Sales of luxury properties have hit a sluggish patch in recent weeks.

That is according to industry players who said that the segment has underperformed despite the overall property boom last year.

Analysts said most buyers of luxury properties, who are mostly foreign investors, are turning cautious about buying their next multi-million-dollar home, due to the uncertain global economy.

Hamilton Scotts, for example, has seen slow sales, despite being one of the most anticipated super luxury properties to be launched in the last three years.

Out of the 56 units in the property, only 19 have been sold at between S$3,000 and S$3,700 per sq ft. The freehold property was launched in mid-2008, in the heat of the global financial crisis.

Sales of similar luxury properties have also been slow, with the exclusive development 8 Napier selling 27 out of the total 46 units. Its latest transaction was in April at S$3,000 per sq ft.

Hamilton Scotts was developed at a cost of more than S$100 million and it features a S$20 million en suite car porch. Each unit is selling at between S$8 million and S$10 million or an average of S$3,800 per sq ft.

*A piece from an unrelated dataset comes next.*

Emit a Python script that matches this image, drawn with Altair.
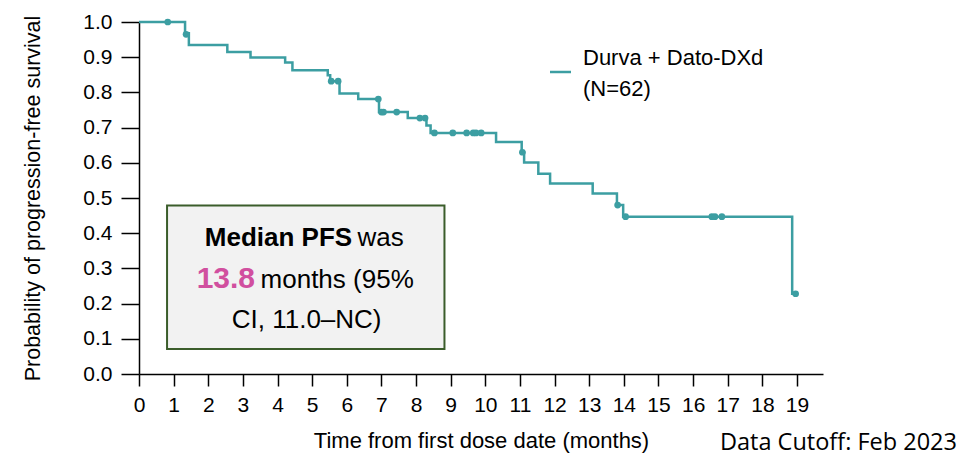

Hamilton Scotts developer KOP Properties said luxury property buyers have been cautious with their cash.

“I have not shown people – the buyers and consumers – what this project really looks like. I think people are unsure about the car porch mechanism so I think we really need to show them the entire thing and to be able to fully showcase all the wonders of this project,” said Ms Leny Suparman, chief executive officer of KOP Properties.

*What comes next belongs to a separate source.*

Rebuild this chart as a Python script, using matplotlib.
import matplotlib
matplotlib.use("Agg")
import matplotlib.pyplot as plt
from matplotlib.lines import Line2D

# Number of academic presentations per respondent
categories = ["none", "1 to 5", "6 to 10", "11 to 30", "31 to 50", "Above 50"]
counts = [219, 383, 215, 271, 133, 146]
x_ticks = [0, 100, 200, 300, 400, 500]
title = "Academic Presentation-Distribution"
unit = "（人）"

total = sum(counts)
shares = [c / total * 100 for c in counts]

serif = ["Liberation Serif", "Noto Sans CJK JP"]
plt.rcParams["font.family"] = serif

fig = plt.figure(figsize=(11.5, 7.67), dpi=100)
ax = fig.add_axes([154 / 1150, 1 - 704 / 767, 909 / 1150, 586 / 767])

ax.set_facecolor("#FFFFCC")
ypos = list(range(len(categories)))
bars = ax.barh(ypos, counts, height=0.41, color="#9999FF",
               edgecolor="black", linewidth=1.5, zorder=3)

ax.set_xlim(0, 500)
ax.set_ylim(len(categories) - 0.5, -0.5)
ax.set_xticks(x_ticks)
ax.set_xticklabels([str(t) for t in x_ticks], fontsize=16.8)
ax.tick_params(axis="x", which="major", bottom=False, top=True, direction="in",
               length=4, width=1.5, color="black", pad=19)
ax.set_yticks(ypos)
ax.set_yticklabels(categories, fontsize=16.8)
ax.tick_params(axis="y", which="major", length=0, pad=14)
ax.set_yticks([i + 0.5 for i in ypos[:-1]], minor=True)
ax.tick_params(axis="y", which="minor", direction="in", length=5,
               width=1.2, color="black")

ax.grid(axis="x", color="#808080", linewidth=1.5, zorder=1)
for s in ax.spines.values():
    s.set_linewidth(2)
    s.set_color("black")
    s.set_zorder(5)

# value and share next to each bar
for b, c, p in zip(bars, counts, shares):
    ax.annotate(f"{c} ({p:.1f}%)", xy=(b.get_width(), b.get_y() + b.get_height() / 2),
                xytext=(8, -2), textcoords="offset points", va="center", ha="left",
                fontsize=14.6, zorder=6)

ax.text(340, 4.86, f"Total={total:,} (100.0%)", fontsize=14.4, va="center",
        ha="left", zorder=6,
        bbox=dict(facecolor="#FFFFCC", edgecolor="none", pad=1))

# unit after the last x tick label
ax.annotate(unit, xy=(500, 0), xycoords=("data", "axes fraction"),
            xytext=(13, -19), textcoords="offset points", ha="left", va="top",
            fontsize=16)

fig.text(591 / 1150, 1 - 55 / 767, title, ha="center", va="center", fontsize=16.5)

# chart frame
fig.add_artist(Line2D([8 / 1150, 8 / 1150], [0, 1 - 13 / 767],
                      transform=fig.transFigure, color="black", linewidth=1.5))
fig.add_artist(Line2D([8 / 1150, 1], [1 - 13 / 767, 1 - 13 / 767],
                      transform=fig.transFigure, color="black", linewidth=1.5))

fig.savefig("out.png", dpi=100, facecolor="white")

“For the past 3 years, despite the fact that we didn’t have a show flat and we have been selling very well off the floor plans and the sales gallery in our office, I think we have done very well,” said Ms Suparman.

Mr Liang Thow Ming, head of residential services at Credo Real Estate, said sales of luxury properties tend to be slower when compared to mass market home sales.

“If you look at properties of these price tags somewhere in the region of S$8 million to S$10 million, you don’t expect these units to fly off the shelf anyway, so I think the pace of sales at Hamilton Scotts is comparable to the general luxury market,” said Mr Liang.

But analysts said the luxury property segment will cool off further, after recovering slightly last year from the property downturn during the global financial crisis.

In the last three quarters, prices of uncompleted non-landed core central region homes – which include most luxury properties – grew by 3 per cent.

This is a much slower growth compared with the 26 per cent increase in prices in the whole of 2007, during the last property boom.